563. Paper Prepared in the Department of State1

STATUS REPORT ON SOUTHERN RHODESIA

Two draft resolutions on Southern Rhodesia are now before the Security Council. The first resolution, introduced as a negotiating tactic by the Afro-Asians on April 18, calls upon the United Kingdom to use force to end the rebellion and provides a basis for the imposition of Chapter VII enforcement measures against South Africa and Portugal for their continued non-compliance with sanctions.

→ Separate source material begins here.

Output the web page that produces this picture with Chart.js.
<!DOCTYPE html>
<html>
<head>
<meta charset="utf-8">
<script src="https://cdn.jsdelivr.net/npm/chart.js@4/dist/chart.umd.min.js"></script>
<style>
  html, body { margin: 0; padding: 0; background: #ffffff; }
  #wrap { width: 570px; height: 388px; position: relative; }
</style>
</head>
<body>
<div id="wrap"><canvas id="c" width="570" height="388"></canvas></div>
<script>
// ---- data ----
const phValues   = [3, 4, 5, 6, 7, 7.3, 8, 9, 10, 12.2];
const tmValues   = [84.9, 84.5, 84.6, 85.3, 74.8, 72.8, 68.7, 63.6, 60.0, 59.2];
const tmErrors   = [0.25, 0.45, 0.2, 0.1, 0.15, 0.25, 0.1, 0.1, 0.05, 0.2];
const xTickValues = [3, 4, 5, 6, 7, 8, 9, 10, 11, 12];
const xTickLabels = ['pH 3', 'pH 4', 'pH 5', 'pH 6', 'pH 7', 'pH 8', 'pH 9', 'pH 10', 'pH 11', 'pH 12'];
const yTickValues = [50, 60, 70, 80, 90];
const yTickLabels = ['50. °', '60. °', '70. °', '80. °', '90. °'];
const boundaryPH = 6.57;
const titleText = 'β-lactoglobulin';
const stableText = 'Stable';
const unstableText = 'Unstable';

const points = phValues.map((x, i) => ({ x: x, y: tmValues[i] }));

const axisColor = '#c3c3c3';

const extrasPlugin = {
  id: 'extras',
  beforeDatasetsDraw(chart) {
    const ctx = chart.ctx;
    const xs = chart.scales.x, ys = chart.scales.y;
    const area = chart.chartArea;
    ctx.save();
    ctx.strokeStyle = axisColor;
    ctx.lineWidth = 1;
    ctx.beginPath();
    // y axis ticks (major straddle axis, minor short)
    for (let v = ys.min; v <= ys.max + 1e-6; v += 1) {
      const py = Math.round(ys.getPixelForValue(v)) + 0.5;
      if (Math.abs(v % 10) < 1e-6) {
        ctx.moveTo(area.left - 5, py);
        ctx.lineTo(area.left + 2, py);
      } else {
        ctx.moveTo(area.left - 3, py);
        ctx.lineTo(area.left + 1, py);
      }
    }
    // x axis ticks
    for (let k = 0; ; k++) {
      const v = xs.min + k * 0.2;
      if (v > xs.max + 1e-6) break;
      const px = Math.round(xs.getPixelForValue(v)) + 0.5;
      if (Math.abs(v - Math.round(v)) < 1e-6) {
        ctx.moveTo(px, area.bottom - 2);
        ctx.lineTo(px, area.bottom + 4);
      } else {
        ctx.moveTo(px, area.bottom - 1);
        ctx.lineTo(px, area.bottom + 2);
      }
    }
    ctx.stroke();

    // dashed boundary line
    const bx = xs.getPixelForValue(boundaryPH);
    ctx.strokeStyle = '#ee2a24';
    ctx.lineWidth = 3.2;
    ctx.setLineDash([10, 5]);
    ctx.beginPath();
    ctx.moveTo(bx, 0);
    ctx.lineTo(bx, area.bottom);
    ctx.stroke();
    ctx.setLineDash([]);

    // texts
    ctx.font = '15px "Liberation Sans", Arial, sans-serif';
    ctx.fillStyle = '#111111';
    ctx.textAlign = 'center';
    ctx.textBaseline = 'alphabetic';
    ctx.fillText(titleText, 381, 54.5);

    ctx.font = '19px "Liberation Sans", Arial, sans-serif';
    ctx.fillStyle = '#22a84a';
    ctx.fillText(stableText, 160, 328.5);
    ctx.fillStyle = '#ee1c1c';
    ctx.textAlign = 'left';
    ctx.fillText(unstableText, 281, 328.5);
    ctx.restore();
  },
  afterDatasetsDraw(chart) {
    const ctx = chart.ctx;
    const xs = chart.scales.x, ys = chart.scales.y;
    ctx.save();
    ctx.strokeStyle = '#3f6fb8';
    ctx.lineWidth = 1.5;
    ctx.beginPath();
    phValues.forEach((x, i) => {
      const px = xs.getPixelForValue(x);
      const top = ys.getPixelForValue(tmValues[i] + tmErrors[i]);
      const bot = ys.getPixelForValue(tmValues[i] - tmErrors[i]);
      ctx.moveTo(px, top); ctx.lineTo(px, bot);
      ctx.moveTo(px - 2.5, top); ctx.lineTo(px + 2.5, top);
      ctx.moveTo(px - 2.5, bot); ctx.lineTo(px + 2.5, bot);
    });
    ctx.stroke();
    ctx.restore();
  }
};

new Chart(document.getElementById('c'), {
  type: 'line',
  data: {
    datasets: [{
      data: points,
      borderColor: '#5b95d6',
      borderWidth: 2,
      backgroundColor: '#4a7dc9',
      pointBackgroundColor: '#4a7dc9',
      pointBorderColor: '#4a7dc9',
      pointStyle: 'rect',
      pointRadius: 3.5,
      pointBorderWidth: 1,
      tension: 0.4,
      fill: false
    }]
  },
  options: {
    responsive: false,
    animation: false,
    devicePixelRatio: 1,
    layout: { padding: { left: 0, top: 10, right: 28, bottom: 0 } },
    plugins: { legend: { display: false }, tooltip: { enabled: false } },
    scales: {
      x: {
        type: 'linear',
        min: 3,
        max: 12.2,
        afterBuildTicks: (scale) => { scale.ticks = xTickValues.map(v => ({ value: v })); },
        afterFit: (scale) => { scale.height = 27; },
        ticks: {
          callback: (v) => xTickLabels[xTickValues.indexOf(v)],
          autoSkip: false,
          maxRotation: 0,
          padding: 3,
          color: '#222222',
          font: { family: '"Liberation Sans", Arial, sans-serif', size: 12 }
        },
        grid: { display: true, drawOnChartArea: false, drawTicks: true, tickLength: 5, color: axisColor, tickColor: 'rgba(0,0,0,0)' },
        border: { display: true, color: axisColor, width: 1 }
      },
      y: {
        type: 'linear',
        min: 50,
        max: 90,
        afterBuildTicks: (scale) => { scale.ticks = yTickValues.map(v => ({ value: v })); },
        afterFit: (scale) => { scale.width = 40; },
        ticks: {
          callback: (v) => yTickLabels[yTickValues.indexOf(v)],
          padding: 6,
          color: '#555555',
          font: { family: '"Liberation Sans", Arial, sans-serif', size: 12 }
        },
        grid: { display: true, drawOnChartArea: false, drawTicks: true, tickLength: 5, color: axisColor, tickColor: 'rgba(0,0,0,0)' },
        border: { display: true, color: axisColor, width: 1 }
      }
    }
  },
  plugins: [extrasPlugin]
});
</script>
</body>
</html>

The second draft, introduced by the UK on April 23, would (1) make comprehensive the present limited mandatory sanctions on trade with and investment in Southern Rhodesia; (2) prohibit the transfer to the territory of most private remittances; (3) attempt to restrict emigration to Southern Rhodesia; (4) impose a limited ban on travel from and air transport to Southern Rhodesia; (5) exempt landlocked states in southern Africa from full compliance with sanctions; and (6) expand the role of the Secretary-General and the Security Council in supervising implementation of sanctions.

Two weeks of British negotiations with the Afro-Asians in New York have produced slight accommodations by both sides toward a mutually acceptable draft resolution, but the Afro-Asians insist that any final resolution include (1) calls for UK action to prevent further executions in Salisbury and to end the rebellion “all effective measures”; (2) censure of South Africa for having assisted the Smith regime in defiance of sanctions; (3) termination of all communications with Rhodesia; (4) prohibition against transfers of funds from Rhodesia; (5) severance of consular relations; and (6) an injunction against further UK consultations with the Smith regime.

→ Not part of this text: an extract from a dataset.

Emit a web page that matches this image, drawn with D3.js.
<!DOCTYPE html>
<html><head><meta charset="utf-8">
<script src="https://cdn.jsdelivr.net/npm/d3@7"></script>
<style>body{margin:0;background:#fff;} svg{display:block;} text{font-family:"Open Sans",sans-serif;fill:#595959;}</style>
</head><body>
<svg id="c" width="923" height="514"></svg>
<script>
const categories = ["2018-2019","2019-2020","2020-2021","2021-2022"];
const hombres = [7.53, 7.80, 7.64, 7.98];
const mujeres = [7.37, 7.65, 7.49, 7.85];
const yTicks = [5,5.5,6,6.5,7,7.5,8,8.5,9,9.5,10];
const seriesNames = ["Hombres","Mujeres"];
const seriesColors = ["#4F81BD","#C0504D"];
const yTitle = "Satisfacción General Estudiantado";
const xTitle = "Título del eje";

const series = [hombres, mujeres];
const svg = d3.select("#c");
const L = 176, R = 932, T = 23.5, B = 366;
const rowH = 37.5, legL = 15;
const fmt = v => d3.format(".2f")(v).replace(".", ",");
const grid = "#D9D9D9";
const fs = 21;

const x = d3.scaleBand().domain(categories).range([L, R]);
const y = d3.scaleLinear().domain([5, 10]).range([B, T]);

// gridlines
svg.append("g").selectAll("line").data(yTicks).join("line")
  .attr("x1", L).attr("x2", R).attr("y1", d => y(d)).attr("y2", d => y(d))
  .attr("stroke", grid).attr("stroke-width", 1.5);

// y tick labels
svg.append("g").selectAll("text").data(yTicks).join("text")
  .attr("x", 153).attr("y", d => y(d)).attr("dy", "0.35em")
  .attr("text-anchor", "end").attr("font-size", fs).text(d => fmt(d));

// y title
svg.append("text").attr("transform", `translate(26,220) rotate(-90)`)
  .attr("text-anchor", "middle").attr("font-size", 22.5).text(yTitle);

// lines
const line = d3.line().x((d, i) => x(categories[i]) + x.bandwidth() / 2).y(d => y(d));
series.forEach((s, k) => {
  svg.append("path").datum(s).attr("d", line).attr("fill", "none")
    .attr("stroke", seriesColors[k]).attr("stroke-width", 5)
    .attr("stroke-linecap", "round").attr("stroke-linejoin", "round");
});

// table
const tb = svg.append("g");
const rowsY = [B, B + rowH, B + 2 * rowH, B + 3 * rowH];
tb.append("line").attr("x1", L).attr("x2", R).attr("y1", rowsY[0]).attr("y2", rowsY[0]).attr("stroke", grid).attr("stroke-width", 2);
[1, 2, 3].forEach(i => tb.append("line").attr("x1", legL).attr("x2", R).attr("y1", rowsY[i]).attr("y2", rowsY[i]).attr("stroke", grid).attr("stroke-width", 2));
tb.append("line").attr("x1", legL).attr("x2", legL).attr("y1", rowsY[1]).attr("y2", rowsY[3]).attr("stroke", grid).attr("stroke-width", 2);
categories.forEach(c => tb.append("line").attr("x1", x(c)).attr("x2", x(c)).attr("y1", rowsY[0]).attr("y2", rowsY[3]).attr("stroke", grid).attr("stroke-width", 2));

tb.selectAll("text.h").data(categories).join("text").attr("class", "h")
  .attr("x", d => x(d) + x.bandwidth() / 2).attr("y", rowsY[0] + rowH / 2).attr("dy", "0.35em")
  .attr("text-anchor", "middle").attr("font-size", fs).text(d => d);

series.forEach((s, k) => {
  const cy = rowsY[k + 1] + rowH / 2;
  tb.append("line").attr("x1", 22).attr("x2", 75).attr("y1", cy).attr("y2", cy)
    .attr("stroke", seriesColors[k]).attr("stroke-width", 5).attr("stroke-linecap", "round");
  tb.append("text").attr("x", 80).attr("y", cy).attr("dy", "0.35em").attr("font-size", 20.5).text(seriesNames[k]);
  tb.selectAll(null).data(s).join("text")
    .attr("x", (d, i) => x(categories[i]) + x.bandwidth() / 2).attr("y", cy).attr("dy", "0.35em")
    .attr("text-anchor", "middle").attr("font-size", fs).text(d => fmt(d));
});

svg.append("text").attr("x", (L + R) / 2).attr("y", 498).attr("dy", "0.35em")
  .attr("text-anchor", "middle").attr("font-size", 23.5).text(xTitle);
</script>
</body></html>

Both the British and we find these additional proposals unhelpful and most undesirable. However, reports from New York indicate that several friendly Security Council members are prepared to support many of them. For this reason, we followed the UK on May 2 in making representations in Asuncion, Copenhagen, Ottawa, Paris and Rio de Janeiro [Page 950] in an effort to muster enough abstentions in the Council so that the question of vetoing the Afro-Asian proposals will not arise.

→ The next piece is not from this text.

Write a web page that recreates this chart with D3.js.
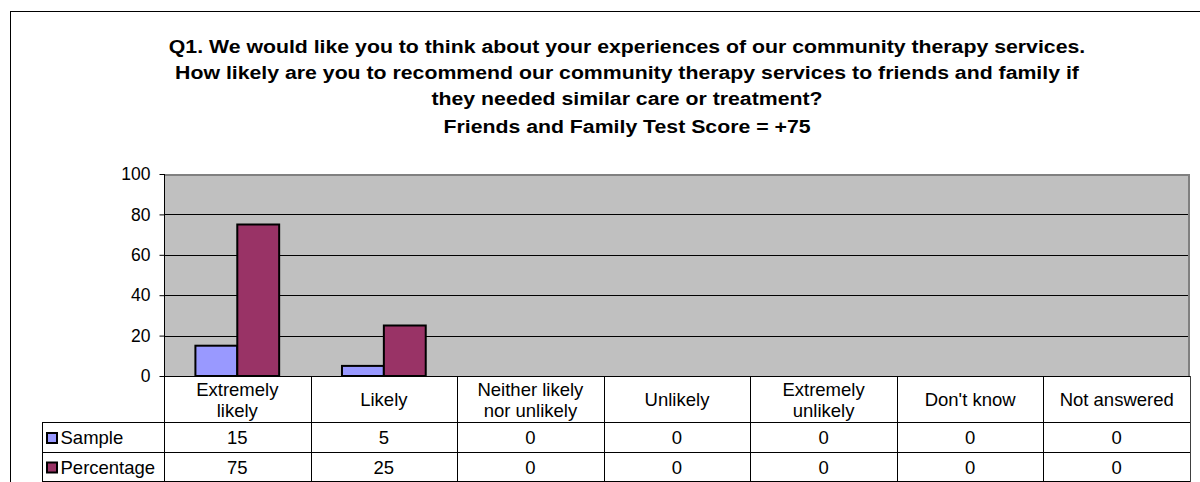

  1. Source: Johnson Library, National Security File, Country File, Rhodesia, Vol. II, Cables, 2/66–12/68. Confidential. No drafting information appears on the source text. A May 9 covering memorandum from Read to Rostow reads: “I enclose for your information a report on the UN Security Council’s current consideration of the question of Southern Rhodesia. It supplements my memorandum of April 6 which indicated that the British Government, in an effort to deflect Afro-Asian proposals in the Security Council for the adoption of radical measures to deal with the Rhodesian problem, was trying to develop support for less far-reaching proposals of its own.” A copy of the Department’s earlier Status Report on Southern Rhodesia (dated April 7, not April 6) is ibid., Memos and Miscellaneous, 2/66–12/68.